"Lentement mais sûrement"

Translation:Slowly but surely

May 5, 2013



Does this expression exist in French?

July 31, 2013


Oui! I got a high five from the sweet (marginally bilingual) girl at the déppaneur I go to most often when I was able to tell her the total for my gas in French the first time, and then said, "J'apprends, lentement [and then she finished the sentence with me] mais sûrement!" :)

August 10, 2013


Qu'est-ce un《déppaneur》. Voulez-vous me parle

August 1, 2018

  • 1744

« Dépanneur » (not "déppaneur") means "corner shop/store", i.e., a convenience store. It is Canadian French.

November 25, 2018


Shouldn't this be in the 'idioms' sections?

December 30, 2013


No, because the meaning is taken directly from the words as they are.

July 2, 2017

  • 1744

It is not an idiom (an expression that has a different meaning than the literal translation).

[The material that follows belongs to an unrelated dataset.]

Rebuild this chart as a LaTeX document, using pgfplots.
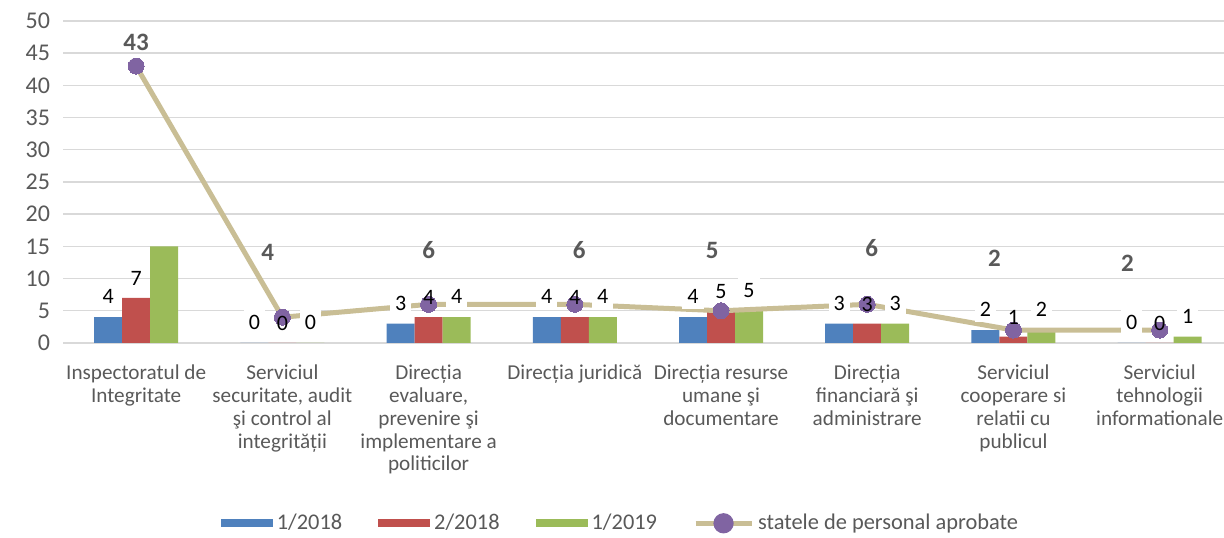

It is a common expression in English, however.

November 25, 2018


Sûrement means certainly, but I should have guessed that it's different in this case or the answer is wrong?!?

May 5, 2013


Surely and certainly are synonyms, so if it means one it is quite likely to mean the other too, though both translations may not be correct in every context - here "certainly" wouldn't be correct, because it is a fixed expression. I usually translate "sûrement" as "surely" and I guess the fact I'm sometimes (not always!) marked wrong is because (as far as I know) English prefers "certainly" to "surely" more often than French (I don't remember how is it spelled - "certainement"?).

January 12, 2014


It's an expression, only "surely" would work in this case.

June 2, 2013


Is "Slowly but definitely" possible?

October 10, 2015


No, because here "surely" means "consistently", not "definitely".

October 12, 2015

  • 1525

The mills of God grind slowly but surely. Is there any language unfamiliar with this proverb?

August 5, 2016


I thought it would be 'slowly and carefully' but no.

May 19, 2016


The biggest problem is that « mais » doesn't mean "and". It means "but". « sûrement » doesn't exactly mean "carefully", but more like "certainly". And lastly, "Slowly but surely" is an idiom and a fixed expression, so it is the best translation.

May 20, 2016


Why is "slowly but safely" not accepted?

August 4, 2016


Because "slowly but surely" is a fixed idiom and as such there's only one way to say it.

August 8, 2016


What's the difference between for sure and surely?

January 24, 2017


"For sure" means "definitely" which is stronger than "surely".

January 24, 2017


Is there supposed to be an audible liaison between mais and surement, or is that an artifact of the recording?

May 12, 2018

  • 1744

A liaison is a phenomenon whereby a normally silent consonant at the end of a word is pronounced at the beginning of the word that follows it. This typically occurs when the next word begins with a vowel or vowel sound. As you can see, that doesn't apply here.